- SOURCE MATERIAL:
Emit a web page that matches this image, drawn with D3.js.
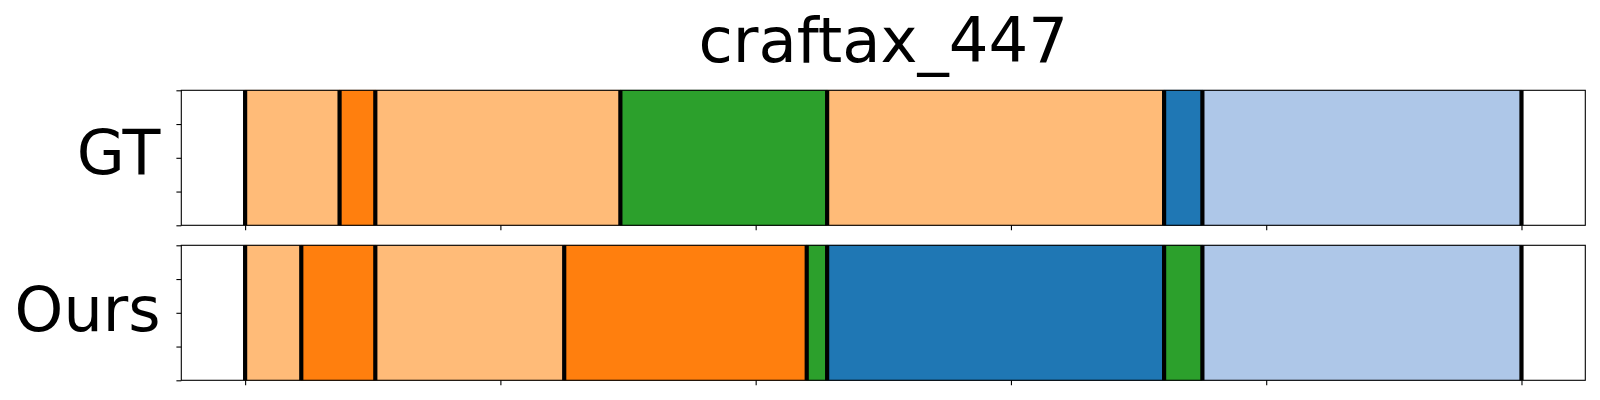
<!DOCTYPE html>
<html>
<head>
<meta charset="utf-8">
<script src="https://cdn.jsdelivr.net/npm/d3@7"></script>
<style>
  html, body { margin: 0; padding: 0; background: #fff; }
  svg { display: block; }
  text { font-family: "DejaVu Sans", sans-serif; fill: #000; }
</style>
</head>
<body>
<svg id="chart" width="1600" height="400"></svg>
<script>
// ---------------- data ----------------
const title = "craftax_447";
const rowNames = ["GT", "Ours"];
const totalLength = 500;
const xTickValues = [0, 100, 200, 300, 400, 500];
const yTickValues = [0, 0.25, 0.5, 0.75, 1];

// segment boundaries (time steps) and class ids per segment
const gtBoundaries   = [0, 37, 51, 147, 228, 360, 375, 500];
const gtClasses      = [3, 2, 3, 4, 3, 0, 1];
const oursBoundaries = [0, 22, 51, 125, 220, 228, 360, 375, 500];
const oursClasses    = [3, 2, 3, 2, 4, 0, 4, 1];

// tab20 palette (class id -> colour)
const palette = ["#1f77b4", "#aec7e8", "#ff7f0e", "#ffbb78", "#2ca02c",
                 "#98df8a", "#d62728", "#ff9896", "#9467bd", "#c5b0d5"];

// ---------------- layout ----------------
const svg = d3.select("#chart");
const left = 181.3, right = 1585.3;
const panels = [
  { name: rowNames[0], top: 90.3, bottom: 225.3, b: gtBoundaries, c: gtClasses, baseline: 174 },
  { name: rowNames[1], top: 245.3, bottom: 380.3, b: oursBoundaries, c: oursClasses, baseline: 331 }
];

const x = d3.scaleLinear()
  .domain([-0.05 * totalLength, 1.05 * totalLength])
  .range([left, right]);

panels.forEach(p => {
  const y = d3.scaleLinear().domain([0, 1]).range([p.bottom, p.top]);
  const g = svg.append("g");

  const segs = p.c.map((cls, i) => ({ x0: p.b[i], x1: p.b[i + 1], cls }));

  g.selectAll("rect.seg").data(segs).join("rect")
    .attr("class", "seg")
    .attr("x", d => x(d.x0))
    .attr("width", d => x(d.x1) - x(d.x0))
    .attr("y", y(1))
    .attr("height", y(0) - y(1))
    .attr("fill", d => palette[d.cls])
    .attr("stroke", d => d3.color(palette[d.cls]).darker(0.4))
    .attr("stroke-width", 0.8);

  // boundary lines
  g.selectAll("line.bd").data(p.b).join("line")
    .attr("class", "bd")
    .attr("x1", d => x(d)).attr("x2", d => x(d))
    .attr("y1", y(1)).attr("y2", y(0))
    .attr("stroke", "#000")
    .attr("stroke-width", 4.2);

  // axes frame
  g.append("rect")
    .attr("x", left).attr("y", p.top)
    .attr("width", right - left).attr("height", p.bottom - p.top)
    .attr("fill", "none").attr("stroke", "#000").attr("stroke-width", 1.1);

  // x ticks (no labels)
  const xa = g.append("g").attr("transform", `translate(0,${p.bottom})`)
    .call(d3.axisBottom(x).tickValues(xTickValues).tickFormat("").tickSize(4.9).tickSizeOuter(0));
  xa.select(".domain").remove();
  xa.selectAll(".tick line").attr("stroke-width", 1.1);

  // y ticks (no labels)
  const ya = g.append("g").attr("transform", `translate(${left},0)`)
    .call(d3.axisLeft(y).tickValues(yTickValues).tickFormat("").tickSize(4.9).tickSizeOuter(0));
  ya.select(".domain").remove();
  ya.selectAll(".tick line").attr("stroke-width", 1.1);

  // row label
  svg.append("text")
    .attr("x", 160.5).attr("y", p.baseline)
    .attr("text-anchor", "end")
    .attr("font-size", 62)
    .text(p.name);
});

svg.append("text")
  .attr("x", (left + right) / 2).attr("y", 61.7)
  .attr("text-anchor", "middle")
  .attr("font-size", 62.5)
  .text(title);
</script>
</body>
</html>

- DIRECTIVE: Quote the material in full and exactly; do not carry over its pictures.

- WRITTEN REPLY:
Emit a web page that matches this image, drawn with D3.js.
<!DOCTYPE html>
<html>
<head>
<meta charset="utf-8">
<script src="https://cdn.jsdelivr.net/npm/d3@7"></script>
<style>
  html, body { margin: 0; padding: 0; background: #fff; }
  svg { display: block; }
  text { font-family: "DejaVu Sans", sans-serif; fill: #000; }
</style>
</head>
<body>
<svg id="chart" width="1600" height="400"></svg>
<script>
// ---------------- data ----------------
const title = "craftax_447";
const rowNames = ["GT", "Ours"];
const totalLength = 500;
const xTickValues = [0, 100, 200, 300, 400, 500];
const yTickValues = [0, 0.25, 0.5, 0.75, 1];

// segment boundaries (time steps) and class ids per segment
const gtBoundaries   = [0, 37, 51, 147, 228, 360, 375, 500];
const gtClasses      = [3, 2, 3, 4, 3, 0, 1];
const oursBoundaries = [0, 22, 51, 125, 220, 228, 360, 375, 500];
const oursClasses    = [3, 2, 3, 2, 4, 0, 4, 1];

// tab20 palette (class id -> colour)
const palette = ["#1f77b4", "#aec7e8", "#ff7f0e", "#ffbb78", "#2ca02c",
                 "#98df8a", "#d62728", "#ff9896", "#9467bd", "#c5b0d5"];

// ---------------- layout ----------------
const svg = d3.select("#chart");
const left = 181.3, right = 1585.3;
const panels = [
  { name: rowNames[0], top: 90.3, bottom: 225.3, b: gtBoundaries, c: gtClasses, baseline: 174 },
  { name: rowNames[1], top: 245.3, bottom: 380.3, b: oursBoundaries, c: oursClasses, baseline: 331 }
];

const x = d3.scaleLinear()
  .domain([-0.05 * totalLength, 1.05 * totalLength])
  .range([left, right]);

panels.forEach(p => {
  const y = d3.scaleLinear().domain([0, 1]).range([p.bottom, p.top]);
  const g = svg.append("g");

  const segs = p.c.map((cls, i) => ({ x0: p.b[i], x1: p.b[i + 1], cls }));

  g.selectAll("rect.seg").data(segs).join("rect")
    .attr("class", "seg")
    .attr("x", d => x(d.x0))
    .attr("width", d => x(d.x1) - x(d.x0))
    .attr("y", y(1))
    .attr("height", y(0) - y(1))
    .attr("fill", d => palette[d.cls])
    .attr("stroke", d => d3.color(palette[d.cls]).darker(0.4))
    .attr("stroke-width", 0.8);

  // boundary lines
  g.selectAll("line.bd").data(p.b).join("line")
    .attr("class", "bd")
    .attr("x1", d => x(d)).attr("x2", d => x(d))
    .attr("y1", y(1)).attr("y2", y(0))
    .attr("stroke", "#000")
    .attr("stroke-width", 4.2);

  // axes frame
  g.append("rect")
    .attr("x", left).attr("y", p.top)
    .attr("width", right - left).attr("height", p.bottom - p.top)
    .attr("fill", "none").attr("stroke", "#000").attr("stroke-width", 1.1);

  // x ticks (no labels)
  const xa = g.append("g").attr("transform", `translate(0,${p.bottom})`)
    .call(d3.axisBottom(x).tickValues(xTickValues).tickFormat("").tickSize(4.9).tickSizeOuter(0));
  xa.select(".domain").remove();
  xa.selectAll(".tick line").attr("stroke-width", 1.1);

  // y ticks (no labels)
  const ya = g.append("g").attr("transform", `translate(${left},0)`)
    .call(d3.axisLeft(y).tickValues(yTickValues).tickFormat("").tickSize(4.9).tickSizeOuter(0));
  ya.select(".domain").remove();
  ya.selectAll(".tick line").attr("stroke-width", 1.1);

  // row label
  svg.append("text")
    .attr("x", 160.5).attr("y", p.baseline)
    .attr("text-anchor", "end")
    .attr("font-size", 62)
    .text(p.name);
});

svg.append("text")
  .attr("x", (left + right) / 2).attr("y", 61.7)
  .attr("text-anchor", "middle")
  .attr("font-size", 62.5)
  .text(title);
</script>
</body>
</html>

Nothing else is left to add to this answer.